Use lists and tables where they fit

When a query implies steps, a ranking, or a comparison, structure the content accordingly. A numbered list suits a process. A bulleted list suits a set of options. A table suits anything with rows and columns, like features against plans. These formats win list and table snippets, and they make the page easier to read regardless.

Get the headings right

Clear heading hierarchy helps Google understand the structure of a page and identify the part that answers a given query. Use descriptive headings that match the questions people ask, and keep one idea under each. This also feeds People also ask, where short answers under question-style headings are exactly what Google looks for.

Add structured data where relevant

Schema markup helps Google interpret content and is tied to several features. FAQ schema can surface question-and-answer pairs. How-to, recipe, product, and review schema map to their own enhancements. Schema does not guarantee a feature, but it removes ambiguity about what the content is. Making this part of how a page is built is standard practice in good on-page work, and worth setting up alongside your analytics and tracking so you can see whether features actually drive visits.

Cover the topic properly

Snippets and People also ask reward pages that address a topic thoroughly rather than thinly. Look at the questions in the People also ask box and the related searches for your target query, and make sure your page answers the obvious follow-ups. A page that covers the full shape of a topic is more likely to be trusted for the headline answer.

Set realistic expectations

A few honest points worth holding onto. You rarely win a featured snippet for a query you do not already rank well for, so the groundwork is still solid first-page ranking. Features move around: Google adds, removes, and reshuffles them, and an answer you hold today can disappear tomorrow.
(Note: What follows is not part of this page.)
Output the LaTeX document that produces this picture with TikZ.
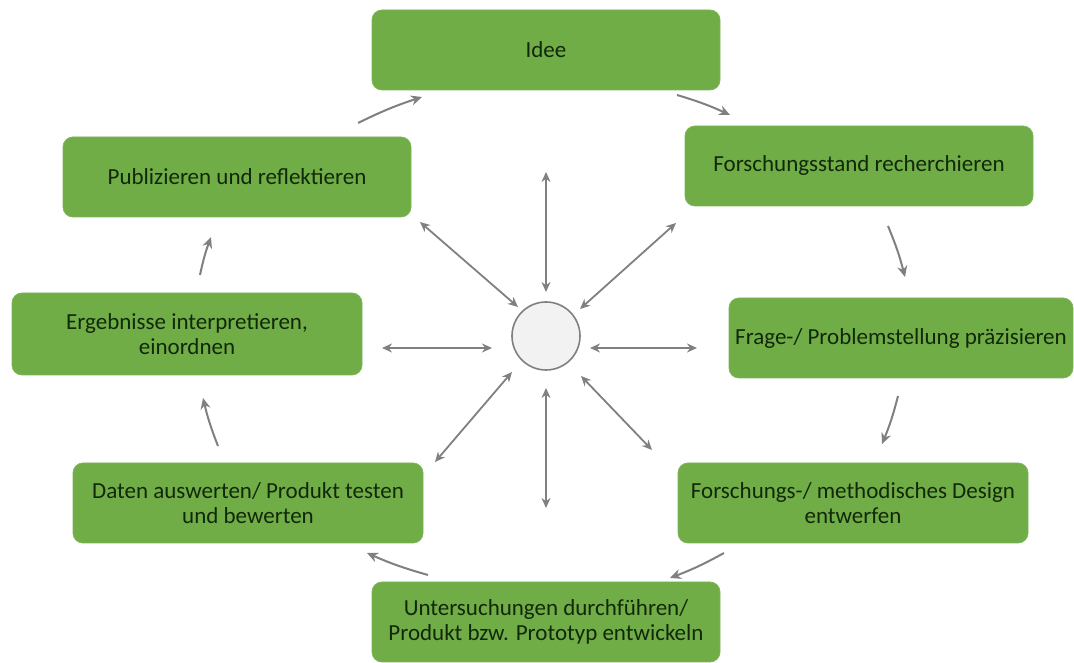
\documentclass[tikz,border=0pt]{standalone}
\usepackage{fontspec}
\setmainfont{Carlito}
\usetikzlibrary{arrows.meta}
\definecolor{boxgreen}{RGB}{112,173,71}
\definecolor{txtgreen}{RGB}{18,40,10}
\definecolor{arrgray}{RGB}{128,128,128}
\definecolor{circfill}{RGB}{242,242,242}
\tikzset{
  stepbox/.style={rectangle, rounded corners=10pt, fill=boxgreen, draw=boxgreen!90!white, line width=0.8pt,
    minimum width=348pt, minimum height=80pt, align=center, text=txtgreen,
    font=\fontsize{23}{25}\selectfont, inner sep=0pt},
  spoke/.style={arrgray, line width=1.8pt, {Stealth[length=10pt,width=9pt]}-{Stealth[length=10pt,width=9pt]}},
  cyc/.style={arrgray, line width=2pt, -{Stealth[length=11pt,width=10pt]}}
}
\begin{document}
\begin{tikzpicture}[x=1pt,y=1pt]
\useasboundingbox (0,0) rectangle (1074,663);
% boxes
\node[stepbox] (idee)   at (546,613) {Idee};
\node[stepbox] (forsch) at (859,497) {Forschungsstand recherchieren};
\node[stepbox, minimum width=344pt] (frage)  at (901,325) {Frage-/ Problemstellung präzisieren};
\node[stepbox, minimum width=350pt] (design) at (853,160) {Forschungs-/ methodisches Design\\entwerfen};
\node[stepbox] (unters) at (546,41) {Untersuchungen durchführen/\\Produkt bzw. Prototyp entwickeln};
\node[stepbox, minimum width=350pt] (daten)  at (248,160) {Daten auswerten/ Produkt testen\\und bewerten};
\node[stepbox, minimum width=350pt, minimum height=82pt] (ergeb)  at (187,329) {Ergebnisse interpretieren,\\einordnen};
\node[stepbox] (publ)   at (237,486) {Publizieren und reflektieren};
% centre circle
\node[circle, minimum size=68pt, inner sep=0pt, fill=circfill, draw=arrgray, line width=1.6pt] (ctr) at (546,327) {};
% spoke end points
\coordinate (sUa) at (546,371); \coordinate (sUb) at (546,491);
\coordinate (sDa) at (546,275); \coordinate (sDb) at (546,155);
\coordinate (sLa) at (492,315); \coordinate (sLb) at (382,315);
\coordinate (sRa) at (590,315); \coordinate (sRb) at (697,315);
\coordinate (sULa) at (518,356); \coordinate (sULb) at (420,441);
\coordinate (sURa) at (580,354); \coordinate (sURb) at (676,440);
\coordinate (sLLa) at (512,291); \coordinate (sLLb) at (435,201);
\coordinate (sLRa) at (581,287); \coordinate (sLRb) at (652,213);
\draw[spoke] (sUa) -- (sUb);
\draw[spoke] (sDa) -- (sDb);
\draw[spoke] (sLa) -- (sLb);
\draw[spoke] (sRa) -- (sRb);
\draw[spoke] (sULa) -- (sULb);
\draw[spoke] (sURa) -- (sURb);
\draw[spoke] (sLLa) -- (sLLb);
\draw[spoke] (sLRa) -- (sLRb);
% cycle arrow end points
\coordinate (c1a) at (677,568); \coordinate (c1b) at (730,548);
\coordinate (c2a) at (888,437); \coordinate (c2b) at (905,386);
\coordinate (c3a) at (898,267); \coordinate (c3b) at (882,219);
\coordinate (c4a) at (724,110); \coordinate (c4b) at (670,85);
\coordinate (c5a) at (428,88);  \coordinate (c5b) at (367,110);
\coordinate (c6a) at (218,217); \coordinate (c6b) at (203,265);
\coordinate (c7a) at (200,388); \coordinate (c7b) at (211,426);
\coordinate (c8a) at (358,540); \coordinate (c8b) at (422,566);
\draw[cyc] (c1a) to[bend left=4] (c1b);
\draw[cyc] (c2a) to[bend left=4] (c2b);
\draw[cyc] (c3a) to[bend left=4] (c3b);
\draw[cyc] (c4a) to[bend left=4] (c4b);
\draw[cyc] (c5a) to[bend left=4] (c5b);
\draw[cyc] (c6a) to[bend left=4] (c6b);
\draw[cyc] (c7a) to[bend left=4] (c7b);
\draw[cyc] (c8a) to[bend left=4] (c8b);
\end{tikzpicture}
\end{document}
And not every feature is worth the effort, because some hand the full answer to the searcher and earn you nothing but a mention.

The sensible approach is to build pages that answer questions clearly and completely as a matter of course, structure them so the answer is easy to extract, and add schema where it fits. Do that consistently and you will earn features on the queries where they matter, without contorting your content to chase boxes that give little back. Treat SERP features as a by-product of genuinely useful, well-structured content rather than the goal itself, and the results tend to look after themselves.

---FAQ---

Q: What is a featured snippet? A: A featured snippet is a boxed answer that Google shows above the regular organic results, pulled directly from a web page. It can take the form of a paragraph, a list, a table, or a definition, and it includes a link back to the source page. It is meant to answer a query quickly at the top of the results.

Q: Do featured snippets steal clicks from my site? A: Sometimes. Because the answer appears on the results page, a searcher with a simple question may not click through, which is part of the wider zero-click trend. But snippets still earn clicks for complex topics where a short answer is not enough, and being cited at the top can build trust that pays off later in the buyer journey.

Q: How do AI Overviews affect SERP features and clicks? A: AI Overviews generate a summary at the top of many informational searches, drawing from several sources and pushing organic results further down. This can reduce clicks for simple factual queries. It makes it more important to focus on topics where people need to act or need depth a short summary cannot provide.

Q: How can I make my content more likely to win a featured snippet? A: Ask the question as a heading the way people search it, then answer it directly in the first two or three sentences in about 40 to 60 words. Use numbered lists for processes, tables for comparisons, and a clear heading hierarchy. You also generally need to rank on the first page already for that query.

Q: Does schema markup guarantee a SERP feature? A: No. Schema markup helps Google understand what your content is and is linked to several features, such as FAQ and how-to enhancements, but it does not guarantee any of them. Think of it as removing ambiguity about your content rather than a switch that turns features on. Clear structure and thorough coverage still do most of the work.